George R.R. Martin, the first of his name

I’ve never been much of a fantasy reader. Sword and sorcery never really appealed to me despite stumbling into it every now and then. I have at least read Tolkien, and I know the broad strokes of the world Rowling has made. When my mind wanders into fiction it craves for the sort of fantasy that is set in galaxies far, far away or for the graphic world of capes and super villains. A while back I was ensnared by the King in the world of Roland Deschain, but I have yet to be held hostage by another world and its inhabitants since Lost.

Then I woke up yesterday.

For the past two months, I’ve lived a double life. By day, I worked at my job or rather, I jobbed at my work. I was never late despite time being measured not so much by hours, but by the months that counted down to the coming of winter. They’ve always said that reading fantasy was all about escapism, but after having read George R. R. Martin, it feels more like being finally reborn.

For two months, I felt snow crunching beneath my feet. I felt the clanging of steel as I parried sword with sword. I felt the ambient heat as the air burned in the presence of dragons. I felt it all: whether it be the solace atop the Wall, the anxiety in King’s Landing, or the mystery in the lands of the Dothraki — I felt it all. In the past I’ve read about places such as Coruscant, Mid-World, and Middle Earth. But I haven’t been to those places such as I’ve been to Westeros. This I owe to a king as masterful as George R. R. Martin, the first of his name.

The books are by no means perfect, of course.

What I consider its greatest strength — a deep-penetrating realism that runs against the instincts of the genre — is what others consider as its greatest failing. Every now and then I too tire of the treachery and plot-twists. Nonetheless, Martin has written his story in such a way that you won’t trust straightforward narration either and that magic, when it appears, is incredibly frightful.

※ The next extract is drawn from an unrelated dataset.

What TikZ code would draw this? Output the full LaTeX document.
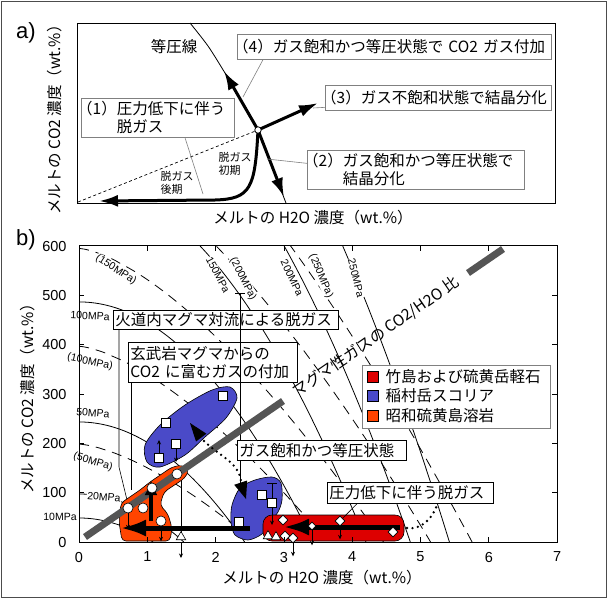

I do love the realism. Having read a lot of historical fiction, I can easily create the world of A Song of Ice and Fire in my head. The HBO series helped immensely; without it I would have never even picked up the books. The show provided me with enough visual cues to invest myself in the world to read books two through five. And throughout the novels, shifting the point-of-view character in every chapter utilizes the narrative discipline I’ve developed as a fan of Lost. I really felt right at home.

I am doing my best to avoid discussing specifics about character and plot. We can have those discussions in person or in the appropriate fora. Suffice to say, that big death in book one really shook me to my core as I tend to stand by characters who are selfless, noble, and answer to a higher duty. But it gave me this sense that this writer is playing for keeps. How this singular event literally ignited the rest of the series is something to be respected, even when the frequency in which the writer does this can be frightening (though at times bordering on the non-sensical) as well.

We are now five books down, two more to go. A Dance with Dragons leaves us in a place that feels like the beginning of book two. I’m getting quite nervous about the complex plot Martin has left to juggle as he clinches the series, but not quite as nervous as whether he’ll actually have time to do so. I now join that increasingly large chorus of fans who wish him well.